Request: Could the lines from the start of the data through the line with "3.9, 3.9, 4.4, 4.7, 5.7, 6.1, 6.4, 7.4, 10.3, 14.5];" be set down exactly, with no pictures among them?

%%

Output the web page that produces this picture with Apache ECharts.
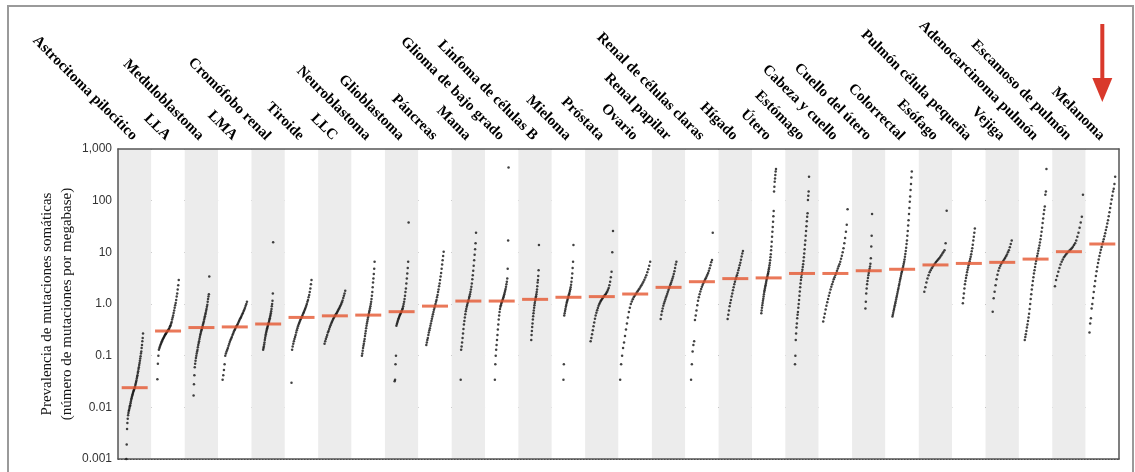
<!DOCTYPE html>
<html><head><meta charset="utf-8">
<script src="https://cdn.jsdelivr.net/npm/echarts@6/dist/echarts.min.js"></script>
<style>html,body{margin:0;padding:0;background:#fff}#c{width:1135px;height:472px}</style>
</head><body><div id="c"></div>
<script>
// ---------- DATA ----------
const categories = [
  'Astrocitoma pilocítico','LLA','Meduloblastoma','LMA','Cromófobo renal','Tiroide','LLC',
  'Neuroblastoma','Glioblastoma','Páncreas','Mama','Glioma de bajo grado','Linfoma de células B',
  'Mieloma','Próstata','Ovario','Renal papilar','Renal de células claras','Hígado','Útero',
  'Estómago','Cabeza y cuello','Cuello del útero','Colorrectal','Esófago','Pulmón célula pequeña',
  'Vejiga','Adenocarcinoma pulmón','Escamoso de pulmón','Melanoma'
];
const yTickValues = [0.001, 0.01, 0.1, 1, 10, 100, 1000];
const yTickLabels = ['0.001', '0.01', '0.1', '1.0', '10', '100', '1,000'];
const yAxisTitle = 'Prevalencia de mutaciones somáticas\n(número de mutaciones por megabase)';

const medians = [0.024, 0.30, 0.35, 0.36, 0.41, 0.55, 0.59, 0.61, 0.71, 0.91,
  1.14, 1.14, 1.23, 1.35, 1.39, 1.56, 2.1, 2.7, 3.1, 3.2,
  3.9, 3.9, 4.4, 4.7, 5.7, 6.1, 6.4, 7.4, 10.3, 14.5];

const astrocitoma = [0.001,0.0019,0.0038,0.005,0.006,0.007,0.0078,0.0085,0.009,0.0097,0.0105,0.011,0.012,0.013,0.014,0.015,0.016,0.017,0.018,0.019,0.02,0.021,0.022,0.023,0.024,0.025,0.027,0.029,0.031,0.033,0.036,0.039,0.042,0.046,0.05,0.055,0.06,0.066,0.072,0.08,0.088,0.097,0.11,0.12,0.14,0.16,0.19,0.22,0.27];
const lla = [0.035,0.07,0.1,0.13,0.14,0.15,0.16,0.17,0.18,0.19,0.2,0.21,0.22,0.23,0.24,0.25,0.26,0.27,0.28,0.29,0.3,0.31,0.32,0.33,0.35,0.37,0.39,0.42,0.45,0.5,0.55,0.6,0.67,0.75,0.85,0.95,1.05,1.2,1.4,1.6,1.9,2.3,2.9];
const meduloblastoma = [0.017,0.028,0.042,0.06,0.07,0.08,0.09,0.1,0.11,0.12,0.13,0.145,0.16,0.175,0.19,0.21,0.23,0.25,0.27,0.29,0.31,0.33,0.35,0.37,0.4,0.43,0.46,0.5,0.54,0.58,0.63,0.68,0.74,0.8,0.88,0.97,1.1,1.25,1.4,1.55,3.4];
const lma = [0.034,0.042,0.053,0.068,0.1,0.11,0.12,0.13,0.14,0.155,0.17,0.185,0.2,0.215,0.23,0.25,0.27,0.29,0.31,0.33,0.35,0.37,0.39,0.41,0.44,0.47,0.5,0.53,0.56,0.6,0.64,0.68,0.73,0.78,0.85,0.93,1.0,1.1];
const cromofobo = [0.13,0.14,0.15,0.165,0.18,0.2,0.22,0.24,0.26,0.28,0.3,0.32,0.34,0.36,0.38,0.4,0.42,0.44,0.47,0.5,0.53,0.57,0.61,0.66,0.72,0.8,0.9,1.0,1.15,1.6,15.6];
const tiroide = [0.03,0.13,0.15,0.17,0.19,0.21,0.23,0.25,0.28,0.31,0.34,0.37,0.4,0.43,0.46,0.49,0.52,0.55,0.58,0.62,0.66,0.7,0.75,0.8,0.86,0.93,1.0,1.1,1.2,1.35,1.5,1.7,2.0,2.4,2.9];
const llc = [0.17,0.19,0.21,0.23,0.25,0.28,0.3,0.33,0.36,0.39,0.42,0.45,0.48,0.51,0.54,0.57,0.6,0.63,0.66,0.7,0.74,0.78,0.83,0.88,0.94,1.0,1.08,1.17,1.3,1.45,1.6,1.8];
const neuroblastoma = [0.1,0.11,0.125,0.14,0.155,0.17,0.19,0.21,0.24,0.27,0.3,0.34,0.38,0.42,0.46,0.5,0.55,0.6,0.65,0.7,0.76,0.83,0.9,1.0,1.1,1.25,1.45,1.7,2.1,2.6,3.1,3.8,4.8,6.6];
const glioblastoma = [0.032,0.034,0.068,0.1,0.38,0.41,0.44,0.47,0.5,0.53,0.56,0.59,0.62,0.65,0.68,0.71,0.74,0.78,0.83,0.9,1.0,1.1,1.25,1.45,1.7,2.0,2.5,3.1,3.9,5.0,6.6,38];
const pancreas = [0.16,0.18,0.2,0.22,0.25,0.28,0.31,0.34,0.38,0.42,0.47,0.52,0.57,0.63,0.7,0.77,0.85,0.93,1.0,1.1,1.2,1.35,1.5,1.7,1.9,2.2,2.5,2.9,3.4,4.0,4.8,5.8,7.0,8.5,10.3];
const mama = [0.034,0.13,0.15,0.18,0.22,0.27,0.33,0.4,0.47,0.55,0.63,0.72,0.8,0.88,0.96,1.04,1.12,1.2,1.3,1.42,1.55,1.7,1.9,2.15,2.5,3.0,3.6,4.4,5.5,7.0,9.0,11.5,15,24];
const glioma = [0.034,0.068,0.1,0.13,0.16,0.2,0.25,0.32,0.4,0.5,0.6,0.7,0.8,0.88,0.95,1.02,1.08,1.14,1.2,1.27,1.35,1.45,1.55,1.67,1.8,1.95,2.15,2.4,2.7,3.1,4.8,17,440];
const linfomaB = [0.2,0.25,0.3,0.36,0.42,0.5,0.58,0.66,0.75,0.85,0.95,1.05,1.15,1.23,1.32,1.42,1.55,1.7,1.9,2.2,2.6,2.9,3.5,4.5,13.8];
const mieloma = [0.034,0.068,0.6,0.66,0.73,0.8,0.88,0.96,1.04,1.12,1.2,1.28,1.36,1.45,1.55,1.65,1.78,1.92,2.1,2.35,2.7,3.2,3.9,5.0,6.6,13.8];
const prostata = [0.19,0.22,0.26,0.31,0.37,0.44,0.52,0.6,0.68,0.76,0.84,0.92,1.0,1.07,1.14,1.2,1.26,1.32,1.38,1.44,1.5,1.57,1.65,1.75,1.88,2.05,2.3,2.7,3.3,4.2,10,26];
const ovario = [0.034,0.068,0.1,0.14,0.18,0.24,0.32,0.42,0.55,0.7,0.85,1.0,1.12,1.24,1.35,1.45,1.55,1.65,1.76,1.88,2.0,2.15,2.3,2.5,2.7,2.95,3.25,3.6,4.1,4.7,5.5,6.6];
const renalPapilar = [0.51,0.62,0.72,0.82,0.92,1.02,1.12,1.22,1.33,1.45,1.58,1.72,1.88,2.05,2.2,2.4,2.6,2.85,3.1,3.4,3.8,4.3,5.0,5.8,6.6];
const renalClaras = [0.034,0.068,0.12,0.16,0.19,0.49,0.6,0.75,0.95,1.15,1.35,1.55,1.75,1.95,2.15,2.35,2.55,2.75,2.95,3.15,3.4,3.7,4.0,4.4,4.9,5.6,6.4,7.1,24];
const higado = [0.51,0.62,0.75,0.9,1.05,1.2,1.4,1.6,1.85,2.1,2.4,2.7,3.0,3.3,3.6,4.0,4.5,5.0,5.6,6.3,7.2,8.3,9.5,10.6];
const utero = [0.66,0.75,0.85,0.95,1.05,1.15,1.27,1.4,1.55,1.7,1.85,2.0,2.15,2.3,2.5,2.7,2.9,3.1,3.3,3.5,3.75,4.0,4.3,4.7,5.1,5.6,6.2,7.0,8.0,9.2,11,13,16,20,25,31,39,50,63,150,186,233,270,314,365,410];
const estomago = [0.068,0.1,0.2,0.27,0.35,0.42,0.53,0.62,0.7,0.85,1.0,1.2,1.45,1.75,2.1,2.5,2.9,3.3,3.7,4.1,4.6,5.2,5.9,6.8,8.0,9.5,11.5,14,17,21,26,32,40,49,57,103,125,150,290];
const cabezaCuello = [0.46,0.55,0.65,0.78,0.92,1.08,1.25,1.45,1.65,1.9,2.15,2.4,2.7,3.0,3.3,3.65,4.0,4.4,4.85,5.35,5.9,6.6,7.5,8.6,10,12,15,19,25,34,68];
const cuelloUtero = [0.82,1.1,1.6,2.0,2.4,2.8,3.2,3.6,4.0,4.4,4.8,5.3,6.0,7.7,13,21,55];
const colorrectal = [0.57,0.62,0.68,0.74,0.8,0.87,0.95,1.03,1.12,1.22,1.33,1.45,1.58,1.72,1.88,2.05,2.25,2.45,2.7,2.95,3.2,3.5,3.8,4.1,4.4,4.7,5.1,5.5,6.0,6.6,7.3,8.2,9.3,10.6,12.3,14.5,17,21,26,33,42,55,72,95,120,160,210,280,365];
const esofago = [1.73,2.1,2.6,3.1,3.6,4.1,4.5,4.9,5.3,5.7,6.1,6.5,6.9,7.3,7.7,8.2,8.8,9.5,10.2,11,15,64];
const pulmonPequena = [1.03,1.3,1.6,2.0,2.4,2.8,3.2,3.6,4.1,4.6,5.1,5.6,6.1,6.7,7.4,8.2,9.2,10.5,12,14,17,20,24,29];
const vejiga = [0.71,1.29,1.73,2.3,3.0,3.7,4.4,5.0,5.5,6.0,6.4,6.8,7.3,7.8,8.4,9.1,10,11,12.5,14.5,17];
const adenoPulmon = [0.2,0.23,0.26,0.3,0.35,0.4,0.47,0.55,0.65,0.8,1.0,1.25,1.55,1.9,2.3,2.8,3.3,3.9,4.5,5.2,6.0,6.8,7.6,8.5,9.5,10.7,12,13.5,15.5,18,21,25,30,37,45,55,66,77,130,150,410];
const escamosoPulmon = [2.2,2.9,3.5,4.2,5.0,5.8,6.6,7.3,8.0,8.6,9.2,9.8,10.3,10.8,11.4,12,12.8,13.8,15,17,20,24,30,38,49,130];
const melanoma = [0.28,0.42,0.53,0.82,1.0,1.3,1.7,2.2,2.8,3.5,4.3,5.2,6.2,7.3,8.5,9.8,11.2,12.7,14.3,16,18,20.5,23.5,27,31,36,42,50,60,72,87,105,125,150,170,210,290];

const samples = [astrocitoma, lla, meduloblastoma, lma, cromofobo, tiroide, llc, neuroblastoma,
  glioblastoma, pancreas, mama, glioma, linfomaB, mieloma, prostata, ovario, renalPapilar,
  renalClaras, higado, utero, estomago, cabezaCuello, cuelloUtero, colorrectal, esofago,
  pulmonPequena, vejiga, adenoPulmon, escamosoPulmon, melanoma];

// ---------- LAYOUT (horizontal width of each dot cloud, in column units) ----------
const cloudWidth = [0.5,0.64,0.47,0.73,0.3,0.6,0.62,0.38,0.42,0.52,0.46,0.41,0.23,0.3,0.67,
  0.9,0.47,0.65,0.46,0.44,0.42,0.73,0.2,0.58,0.67,0.36,0.57,0.65,0.84,0.77];

// ---------- BUILD ----------
const dotData = [];
samples.forEach((vals, i) => {
  const sorted = vals.slice().sort((a, b) => a - b);
  const n = sorted.length;
  const w = cloudWidth[i];
  sorted.forEach((v, j) => {
    const x = i - w / 2 + (n > 1 ? w * j / (n - 1) : w / 2);
    dotData.push([x, v]);
  });
});
const medianData = medians.map((m, i) => [i, m]);

const chart = echarts.init(document.getElementById('c'), null, {renderer: 'canvas'});
const serif = '"Liberation Serif","DejaVu Serif",serif';
const sans = '"Liberation Sans","DejaVu Sans",sans-serif';

function tickLabel(v) {
  const k = Math.round(Math.log10(v));
  const idx = yTickValues.findIndex(t => Math.round(Math.log10(t)) === k);
  return idx >= 0 ? yTickLabels[idx] : '';
}

chart.setOption({
  animation: false,
  backgroundColor: '#fff',
  grid: {left: 118, right: 16, top: 149, bottom: 13, containLabel: false},
  xAxis: [
    {
      type: 'category', data: categories, position: 'top', boundaryGap: true,
      axisLine: {show: true, lineStyle: {color: '#555', width: 1.5}},
      axisTick: {show: false},
      axisLabel: {interval: 0, rotate: 45, margin: 11, fontFamily: serif, fontSize: 15, fontWeight: 'bold', color: '#000'},
      splitLine: {show: false},
      splitArea: {show: true, interval: 0, areaStyle: {color: ['#ececec', '#ffffff']}}
    },
    {
      type: 'value', min: -0.5, max: 29.5, position: 'bottom',
      axisLine: {show: true, onZero: false, lineStyle: {color: '#555', width: 1.5}},
      axisTick: {show: false}, axisLabel: {show: false}, splitLine: {show: false}
    }
  ],
  yAxis: [
    {
      type: 'log', logBase: 10, min: 0.001, max: 1000, position: 'left',
      name: yAxisTitle, nameLocation: 'middle', nameGap: 41, nameMoveOverlap: false,
      nameTextStyle: {fontFamily: serif, fontSize: 15, lineHeight: 20, color: '#111'},
      axisLine: {show: true, onZero: false, lineStyle: {color: '#555', width: 1.5}},
      axisTick: {show: false},
      axisLabel: {formatter: tickLabel, fontFamily: sans, fontSize: 12, color: '#333', margin: 6},
      splitLine: {show: true, lineStyle: {color: '#333', width: 1, type: [1.5, 1.5]}}
    },
    {
      type: 'log', logBase: 10, min: 0.001, max: 1000, position: 'right',
      axisLine: {show: true, onZero: false, lineStyle: {color: '#555', width: 1.5}},
      axisTick: {show: false}, axisLabel: {show: false}, splitLine: {show: false}
    }
  ],
  series: [
    {
      type: 'scatter', xAxisIndex: 1, yAxisIndex: 0, data: dotData,
      symbol: 'circle', symbolSize: 2.5, itemStyle: {color: '#111'}, z: 3, silent: true
    },
    {
      type: 'scatter', xAxisIndex: 1, yAxisIndex: 0, data: medianData,
      symbol: 'rect', symbolSize: [26, 3], itemStyle: {color: '#e5562f'}, z: 4, silent: true
    }
  ]
});

// annotation: red arrow above the last column, and outer frame
const ax = chart.convertToPixel({xAxisIndex: 1}, categories.length - 1);
chart.setOption({
  graphic: [
    {type: 'rect', shape: {x: 8, y: 6, width: 1125, height: 480}, style: {fill: 'none', stroke: '#9a9a9a', lineWidth: 2}, silent: true},
    {type: 'rect', shape: {x: ax - 2, y: 24, width: 4, height: 58}, style: {fill: '#d9392b'}, silent: true},
    {type: 'polygon', shape: {points: [[ax - 10, 78], [ax + 10, 78], [ax, 102]]}, style: {fill: '#d9392b'}, silent: true}
  ]
});
</script>
</body></html>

%%

Solution:
Output the web page that produces this picture with Apache ECharts.
<!DOCTYPE html>
<html><head><meta charset="utf-8">
<script src="https://cdn.jsdelivr.net/npm/echarts@6/dist/echarts.min.js"></script>
<style>html,body{margin:0;padding:0;background:#fff}#c{width:1135px;height:472px}</style>
</head><body><div id="c"></div>
<script>
// ---------- DATA ----------
const categories = [
  'Astrocitoma pilocítico','LLA','Meduloblastoma','LMA','Cromófobo renal','Tiroide','LLC',
  'Neuroblastoma','Glioblastoma','Páncreas','Mama','Glioma de bajo grado','Linfoma de células B',
  'Mieloma','Próstata','Ovario','Renal papilar','Renal de células claras','Hígado','Útero',
  'Estómago','Cabeza y cuello','Cuello del útero','Colorrectal','Esófago','Pulmón célula pequeña',
  'Vejiga','Adenocarcinoma pulmón','Escamoso de pulmón','Melanoma'
];
const yTickValues = [0.001, 0.01, 0.1, 1, 10, 100, 1000];
const yTickLabels = ['0.001', '0.01', '0.1', '1.0', '10', '100', '1,000'];
const yAxisTitle = 'Prevalencia de mutaciones somáticas\n(número de mutaciones por megabase)';

const medians = [0.024, 0.30, 0.35, 0.36, 0.41, 0.55, 0.59, 0.61, 0.71, 0.91,
  1.14, 1.14, 1.23, 1.35, 1.39, 1.56, 2.1, 2.7, 3.1, 3.2,
  3.9, 3.9, 4.4, 4.7, 5.7, 6.1, 6.4, 7.4, 10.3, 14.5];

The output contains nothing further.